_EXERCISE_: The listing below begins with the first line you should copy; stop after the line containing "import plotly.graph_objects as go", and drop every picture.

_DATA BLOCK_:
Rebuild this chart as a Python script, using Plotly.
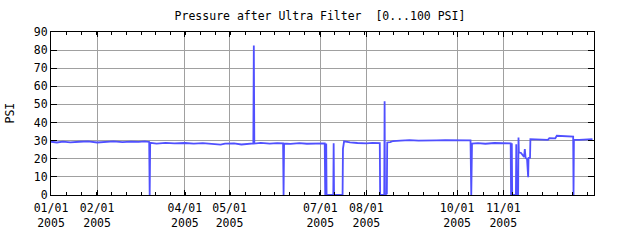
import plotly.graph_objects as go

dates = [
    "2005-01-01", "2005-01-05", "2005-01-09", "2005-01-14", "2005-01-20", "2005-01-26",
    "2005-02-01", "2005-02-06", "2005-02-12", "2005-02-18", "2005-02-24", "2005-03-01",
    "2005-03-05", "2005-03-08 00:00", "2005-03-08 08:00", "2005-03-08 16:00",
    "2005-03-13", "2005-03-19", "2005-03-25", "2005-04-01", "2005-04-07", "2005-04-13",
    "2005-04-19", "2005-04-25", "2005-04-28", "2005-05-04", "2005-05-09", "2005-05-13",
    "2005-05-17 00:00", "2005-05-17 08:00", "2005-05-17 16:00", "2005-05-22", "2005-05-28",
    "2005-06-02", "2005-06-06 00:00", "2005-06-06 08:00", "2005-06-06 16:00", "2005-06-11",
    "2005-06-17", "2005-06-22", "2005-06-27", "2005-07-01", "2005-07-04 00:00",
    "2005-07-04 08:00", "2005-07-04 20:00", "2005-07-05 00:00", "2005-07-05 06:00",
    "2005-07-09 18:00", "2005-07-10 00:00", "2005-07-10 06:00", "2005-07-16 00:00",
    "2005-07-16 06:00", "2005-07-17", "2005-07-21", "2005-07-26", "2005-08-01", "2005-08-05",
    "2005-08-10 00:00", "2005-08-10 06:00", "2005-08-13 00:00", "2005-08-13 06:00",
    "2005-08-13 12:00", "2005-08-14 18:00", "2005-08-15 00:00", "2005-08-17", "2005-08-19",
    "2005-08-24", "2005-08-30", "2005-09-05", "2005-09-11", "2005-09-17", "2005-09-23",
    "2005-10-01", "2005-10-06", "2005-10-10 00:00", "2005-10-10 12:00", "2005-10-11 00:00",
    "2005-10-15", "2005-10-20", "2005-10-26", "2005-11-01", "2005-11-05",
    "2005-11-06 00:00", "2005-11-06 06:00", "2005-11-06 18:00", "2005-11-07 00:00",
    "2005-11-09 12:00", "2005-11-09 18:00", "2005-11-10 00:00", "2005-11-11 00:00",
    "2005-11-11 06:00", "2005-11-11 12:00", "2005-11-13", "2005-11-14", "2005-11-15",
    "2005-11-15 12:00", "2005-11-16", "2005-11-17", "2005-11-17 18:00", "2005-11-18",
    "2005-11-19 00:00", "2005-11-19 06:00", "2005-11-23", "2005-11-27", "2005-12-01",
    "2005-12-02", "2005-12-06", "2005-12-07", "2005-12-12", "2005-12-16",
    "2005-12-18 00:00", "2005-12-18 06:00", "2005-12-18 12:00", "2005-12-22",
    "2005-12-27", "2005-12-31",
]
psi = [
    29.4, 29.0, 29.5, 29.1, 29.4, 29.6,
    29.0, 29.4, 29.6, 29.2, 29.5, 29.3,
    29.6, 29.3, 0, 28.8,
    28.4, 28.8, 28.5, 28.7, 28.4, 28.6,
    28.3, 27.8, 28.4, 28.5, 27.9, 28.4,
    28.5, 82.5, 28.4, 28.8, 28.4,
    28.6, 28.5, 0, 28.4, 28.2,
    28.6, 28.3, 28.5, 28.3, 28.5,
    0, 0, 28.4, 0,
    0, 28.6, 0, 0,
    25.5, 29.6, 29.0, 28.7, 28.5, 28.8,
    28.6, 0, 0, 51.7,
    0, 0.8, 29.0, 29.2, 29.8,
    30.0, 30.3, 30.0, 30.3, 30.2, 30.3,
    30.2, 30.3, 30.2, 0, 28.4,
    28.6, 28.3, 28.7, 28.5, 28.6,
    28.5, 0, 28.5, 0,
    0, 28.0, 0, 0,
    31.8, 23.5, 23.2, 22.3, 21.0,
    25.3, 20.5, 19.8, 9.8, 20.4,
    20.6, 30.8, 30.6, 30.3, 30.4,
    31.4, 31.3, 32.7, 32.5, 32.6,
    32.3, 0, 30.5, 30.4,
    30.6, 30.9,
]

tick_dates = ["2005-01-01", "2005-02-01", "2005-04-01", "2005-05-01",
              "2005-07-01", "2005-08-01", "2005-10-01", "2005-11-01"]
tick_labels = ["01/01<br>2005", "02/01<br>2005", "04/01<br>2005", "05/01<br>2005",
               "07/01<br>2005", "08/01<br>2005", "10/01<br>2005", "11/01<br>2005"]
y_ticks = [0, 10, 20, 30, 40, 50, 60, 70, 80, 90]

FONT = "DejaVu Sans Mono"

fig = go.Figure()
fig.add_trace(go.Scatter(x=dates, y=psi, mode="lines",
                         line=dict(color="#5050ff", width=1.8), hoverinfo="skip"))

fig.update_layout(
    width=640, height=240,
    margin=dict(l=51, r=46, t=32, b=45, autoexpand=False),
    paper_bgcolor="white", plot_bgcolor="white",
    showlegend=False,
    font=dict(family=FONT, size=11.5, color="black"),
    title=dict(text="Pressure after Ultra Filter  [0...100 PSI]",
               x=0.5, xref="container", xanchor="center",
               y=1 - 16 / 240, yref="container", yanchor="middle",
               font=dict(family=FONT, size=11.5, color="black")),
)
fig.update_xaxes(
    type="date", range=["2005-01-01", "2006-01-01"],
    tickmode="array", tickvals=tick_dates, ticktext=tick_labels,
    showgrid=True, gridcolor="#a0a0a0", gridwidth=1,
    showline=True, linecolor="black", linewidth=1, mirror="ticks",
    ticks="inside", ticklen=5, tickcolor="black", ticklabelstandoff=2,
    minor=dict(ticks="inside", ticklen=3, tickcolor="black",
               dtick=864000000, tick0="2005-01-01 12:00", showgrid=False),
    zeroline=False, fixedrange=True, automargin=False,
)
fig.update_yaxes(
    range=[0, 90], tickmode="array", tickvals=y_ticks,
    showgrid=True, gridcolor="#a0a0a0", gridwidth=1,
    showline=True, linecolor="black", linewidth=1, mirror="ticks",
    ticks="inside", ticklen=6, tickcolor="black",
    zeroline=False, fixedrange=True, automargin=False,
)
fig.add_annotation(text="PSI", textangle=-90, x=(9 - 51) / 543, y=0.5,
                   xref="paper", yref="paper", xanchor="center", yanchor="middle",
                   showarrow=False, font=dict(family=FONT, size=11.5, color="black"))

fig.write_html("out.html")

_ANSWER TO THIS EXERCISE_:
Rebuild this chart as a Python script, using Plotly.
import plotly.graph_objects as go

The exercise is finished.